Woodward: Trump's former spy chief thought he was psychotic

Woodward: Trump's former spy chief thought he was psychotic
C-SPAN

Obviously, politicians aren't always honest. They spin, and sometimes lie outright. But Donald Trump, who once told reporters that his supporters had gotten soaked waiting for him in the rain on a day when there was no precipitation in the area, is in a league of his own. Through July 9, The Washington Post had tallied 20,055 "false or misleading claims" Trump had made in his 1,267 days in office, which averages out to just under 16 per day. That isn't easy to do.


There has been some debate about whether, or to what degree, Trump is a compulsive liar who just can't help himself, or a strategic one who lies to keep his base engaged and knows that the conservative media will back him up regardless of what he says.

Personally, I have never encountered anyone who argued that Donald Trump believed his own falsehoods to be true. But according to Bob Woodward's new book, Rage, that's what Dan Coats, Trump's former Director of National Intelligence, believed. CNN, which obtained an advance copy of the book, reports that Coats is quoted as saying of Trump: 'To him, a lie is not a lie. It's just what he thinks. He doesn't know the difference between the truth and a lie."

One might think this was just a throw-away line, but it came in the context of Coats talking to Trump's former National Security Adviser, James Mattis, about the threat Trump posed to the United States.

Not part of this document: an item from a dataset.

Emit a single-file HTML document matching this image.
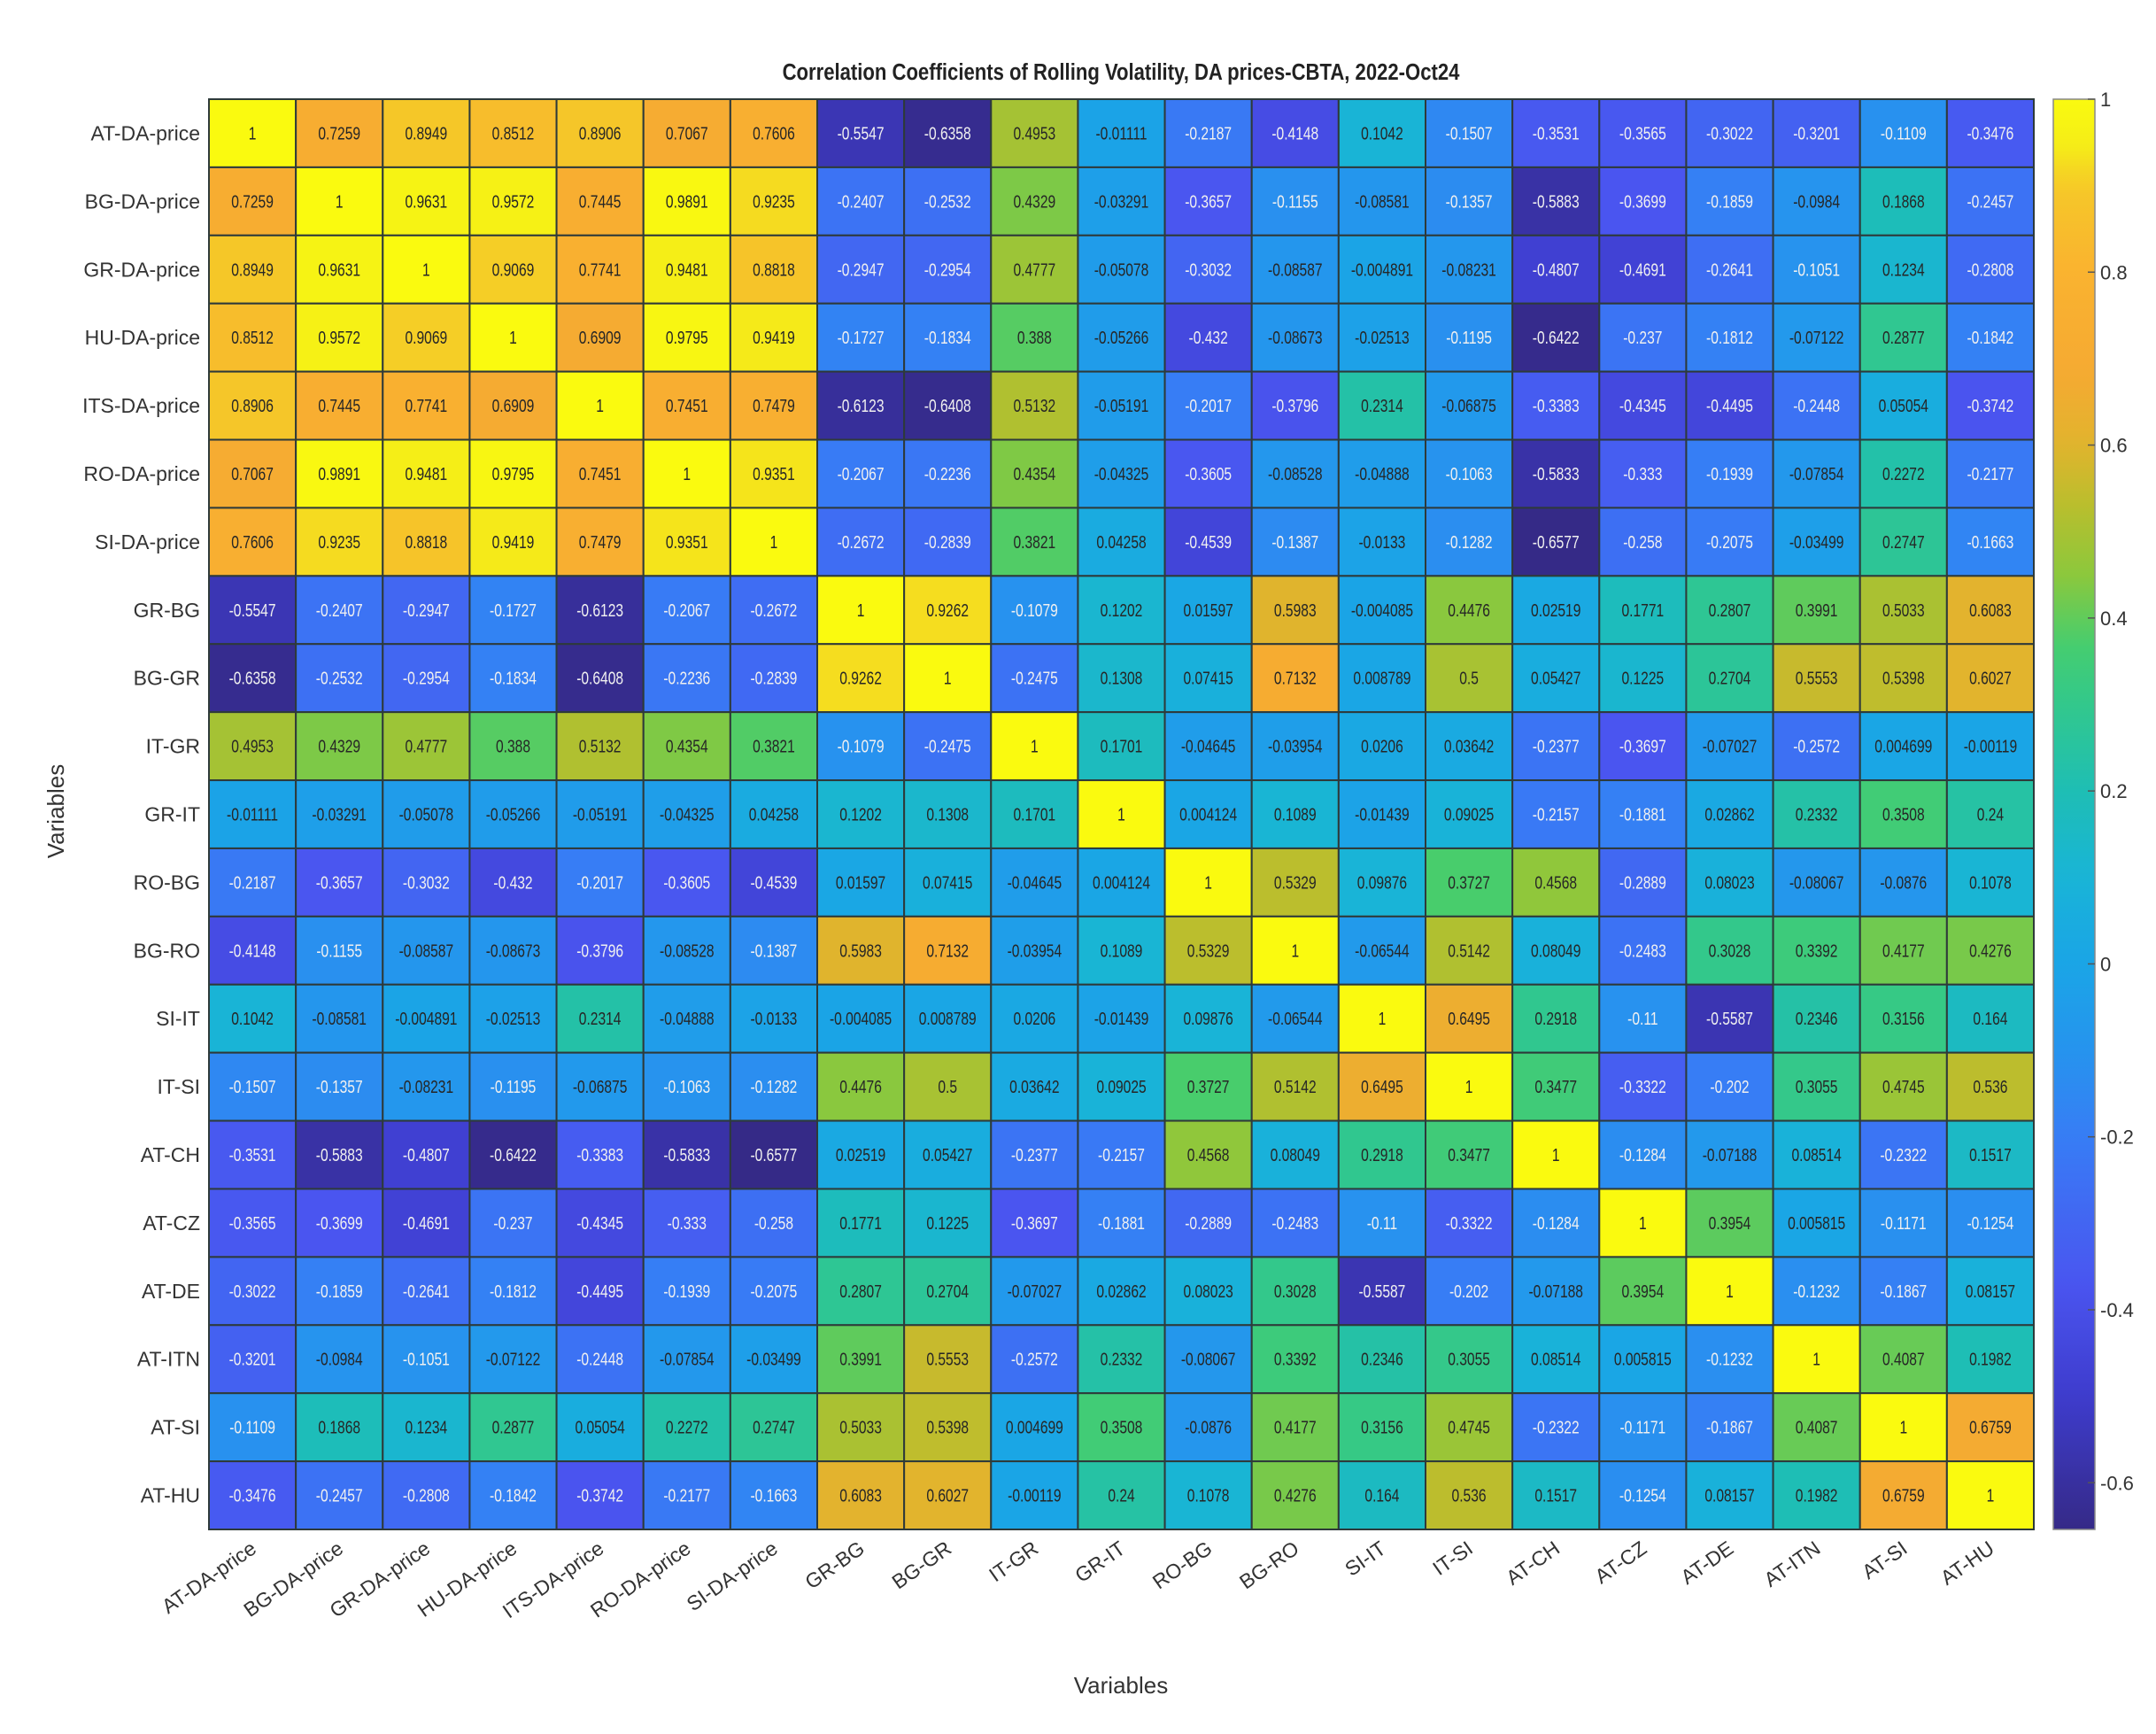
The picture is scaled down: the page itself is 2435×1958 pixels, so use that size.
<!DOCTYPE html>
<html><head><meta charset="utf-8">
<style>
html,body{margin:0;padding:0;background:#fff;}
svg{display:block;font-family:"Liberation Sans",Arial,sans-serif;}
</style></head>
<body>
<svg id="chart" width="2435" height="1958" viewBox="0 0 2435 1958">
<text x="1266" y="90" text-anchor="middle" font-size="26" font-weight="bold" fill="#222" transform="translate(1266 0) scale(0.85 1) translate(-1266 0)">Correlation Coefficients of Rolling Volatility, DA prices-CBTA, 2022-Oct24</text>
<text x="1266" y="1912" text-anchor="middle" font-size="26" fill="#333">Variables</text>
<text x="0" y="0" text-anchor="middle" font-size="26" fill="#333" transform="translate(72 916) rotate(-90)">Variables</text>
<g id="cells"></g>
<g id="rowlabels"></g>
<g id="collabels"></g>
<g id="cbar"></g>
</svg>
<script>
const labels = ["AT-DA-price","BG-DA-price","GR-DA-price","HU-DA-price","ITS-DA-price","RO-DA-price","SI-DA-price","GR-BG","BG-GR","IT-GR","GR-IT","RO-BG","BG-RO","SI-IT","IT-SI","AT-CH","AT-CZ","AT-DE","AT-ITN","AT-SI","AT-HU"];
// upper triangle rows (starting at the diagonal)
const upper = [
[1,0.7259,0.8949,0.8512,0.8906,0.7067,0.7606,-0.5547,-0.6358,0.4953,-0.01111,-0.2187,-0.4148,0.1042,-0.1507,-0.3531,-0.3565,-0.3022,-0.3201,-0.1109,-0.3476],
[1,0.9631,0.9572,0.7445,0.9891,0.9235,-0.2407,-0.2532,0.4329,-0.03291,-0.3657,-0.1155,-0.08581,-0.1357,-0.5883,-0.3699,-0.1859,-0.0984,0.1868,-0.2457],
[1,0.9069,0.7741,0.9481,0.8818,-0.2947,-0.2954,0.4777,-0.05078,-0.3032,-0.08587,-0.004891,-0.08231,-0.4807,-0.4691,-0.2641,-0.1051,0.1234,-0.2808],
[1,0.6909,0.9795,0.9419,-0.1727,-0.1834,0.388,-0.05266,-0.432,-0.08673,-0.02513,-0.1195,-0.6422,-0.237,-0.1812,-0.07122,0.2877,-0.1842],
[1,0.7451,0.7479,-0.6123,-0.6408,0.5132,-0.05191,-0.2017,-0.3796,0.2314,-0.06875,-0.3383,-0.4345,-0.4495,-0.2448,0.05054,-0.3742],
[1,0.9351,-0.2067,-0.2236,0.4354,-0.04325,-0.3605,-0.08528,-0.04888,-0.1063,-0.5833,-0.333,-0.1939,-0.07854,0.2272,-0.2177],
[1,-0.2672,-0.2839,0.3821,0.04258,-0.4539,-0.1387,-0.0133,-0.1282,-0.6577,-0.258,-0.2075,-0.03499,0.2747,-0.1663],
[1,0.9262,-0.1079,0.1202,0.01597,0.5983,-0.004085,0.4476,0.02519,0.1771,0.2807,0.3991,0.5033,0.6083],
[1,-0.2475,0.1308,0.07415,0.7132,0.008789,0.5,0.05427,0.1225,0.2704,0.5553,0.5398,0.6027],
[1,0.1701,-0.04645,-0.03954,0.0206,0.03642,-0.2377,-0.3697,-0.07027,-0.2572,0.004699,-0.00119],
[1,0.004124,0.1089,-0.01439,0.09025,-0.2157,-0.1881,0.02862,0.2332,0.3508,0.24],
[1,0.5329,0.09876,0.3727,0.4568,-0.2889,0.08023,-0.08067,-0.0876,0.1078],
[1,-0.06544,0.5142,0.08049,-0.2483,0.3028,0.3392,0.4177,0.4276],
[1,0.6495,0.2918,-0.11,-0.5587,0.2346,0.3156,0.164],
[1,0.3477,-0.3322,-0.202,0.3055,0.4745,0.536],
[1,-0.1284,-0.07188,0.08514,-0.2322,0.1517],
[1,0.3954,0.005815,-0.1171,-0.1254],
[1,-0.1232,-0.1867,0.08157],
[1,0.4087,0.1982],
[1,0.6759],
[1]
];
const cbarTicks = [1,0.8,0.6,0.4,0.2,0,-0.2,-0.4,-0.6];
const cmin = -0.654, cmax = 1;

const NS = "http://www.w3.org/2000/svg";
const L = 236, R = 2297, T = 112, B = 1727;
const n = labels.length;
const cw = (R - L) / n, ch = (B - T) / n;
const xPos = i => L + i * cw;
const yPos = j => T + j * ch;
const stops = [[-0.654,[53,42,135]],[-0.5,[62,60,205]],[-0.37,[74,85,240]],[-0.2,[55,125,245]],[-0.1,[38,148,238]],[0,[26,165,230]],[0.1,[25,180,215]],[0.2,[30,190,180]],[0.3,[50,200,140]],[0.37,[70,205,110]],[0.45,[140,200,60]],[0.53,[185,190,45]],[0.6,[225,180,45]],[0.68,[245,170,50]],[0.8,[250,178,48]],[0.9,[245,200,40]],[0.95,[245,240,22]],[1,[250,250,15]]];
function cmap(v){
  v = Math.max(cmin, Math.min(cmax, v));
  for (let k = 1; k < stops.length; k++) {
    if (v <= stops[k][0]) {
      const a = stops[k-1], b = stops[k], f = (v - a[0]) / (b[0] - a[0]);
      const c = a[1].map((x, i) => Math.round(x + (b[1][i] - x) * f));
      return `rgb(${c[0]},${c[1]},${c[2]})`;
    }
  }
  return "rgb(250,250,15)";
}
function el(tag, attrs, parent){ const e = document.createElementNS(NS, tag); for (const k in attrs) e.setAttribute(k, attrs[k]); parent.appendChild(e); return e; }
const M = [];
for (let i = 0; i < n; i++) { M.push(new Array(n)); }
for (let i = 0; i < n; i++) for (let k = 0; k < upper[i].length; k++) { const j = i + k; M[i][j] = upper[i][k]; M[j][i] = upper[i][k]; }

const cells = document.getElementById('cells');
for (let r = 0; r < n; r++) for (let c = 0; c < n; c++) {
  const v = M[r][c];
  const rect = el('rect', {x: xPos(c), y: yPos(r), width: cw, height: ch, fill: cmap(v), stroke: '#2e3a3a', 'stroke-width': 2}, cells);
  
  
  const tx = el('text', {x: xPos(c) + cw/2, y: yPos(r) + ch/2 + 7, 'text-anchor': 'middle', 'font-size': 20, fill: v < -0.1 ? '#f0f0f0' : '#262626', transform: `translate(${xPos(c)+cw/2} 0) scale(0.78 1) translate(${-(xPos(c)+cw/2)} 0)`}, cells);
  tx.textContent = String(Number(v.toPrecision(4)));
  
  
}
const rl = document.getElementById('rowlabels');
labels.forEach((lab, j) => {
  const t = el('text', {x: 226, y: yPos(j) + ch/2 + 8, 'text-anchor': 'end', 'font-size': 23, fill: '#333'}, rl);
  t.textContent = lab;
  
  
});
const cl = document.getElementById('collabels');
labels.forEach((lab, i) => {
  const cx = xPos(i) + cw/2 + 6;
  const t = el('text', {x: 0, y: 0, 'text-anchor': 'end', 'font-size': 23, fill: '#333', transform: `translate(${cx} 1752) rotate(-35)`}, cl);
  t.textContent = lab;
  
  
});
const cb = document.getElementById('cbar');
const cbL = 2319, cbW = 47;
const vy = v => T + (cmax - v) / (cmax - cmin) * (B - T);
const defs = el('defs', {}, cb);
const grad = el('linearGradient', {id: 'cbg', x1: 0, y1: 0, x2: 0, y2: 1}, defs);
for (let k = 0; k <= 60; k++) { const v = cmax - (cmax - cmin) * k / 60; el('stop', {offset: (k/60), 'stop-color': cmap(v)}, grad); }
const cbr = el('rect', {x: cbL, y: T, width: cbW, height: B - T, fill: 'url(#cbg)', stroke: '#888', 'stroke-width': 1.5}, cb);


cbarTicks.forEach(v => {
  const y = vy(v);
  el('line', {x1: cbL + cbW - 8, x2: cbL + cbW, y1: y, y2: y, stroke: '#555', 'stroke-width': 1.5}, cb);
  const t = el('text', {x: cbL + cbW + 6, y: y + 8, 'font-size': 22, fill: '#333'}, cb);
  t.textContent = String(v);
  
  
});
</script>
</body></html>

Woodward recounts a revealing conversation between Coats and Mattis. After Mattis had resigned, he and Coats discussed whether they might have to "stand up and speak out" and "take collective action."
"He's dangerous," Mattis said. "He's unfit." Mattis is quoted as saying, "We can't let the country keep going" on this course, Woodward writes. "This is dangerous."
According to The National Institute of Mental health, psychosis--which is a symptom of a range of mental illnesses rather than a discrete condition--is a word "used to describe conditions that affect the mind, where there has been some loss of contact with reality."
I wouldn't say this anecdote is definitive. It's just Coats's opinion. Trump has always been a bullshitter, so it's pretty clear that he doesn't believe that all of his lies are truths. And we should also avoid blaming Trump's perfidy on mental illness, which is often unfairly stigmatized in our society.
But the possibility that in at least some cases, the guy with the nuclear codes actually "doesn't know the difference between the truth and a lie" is both intriguing and pretty disturbing.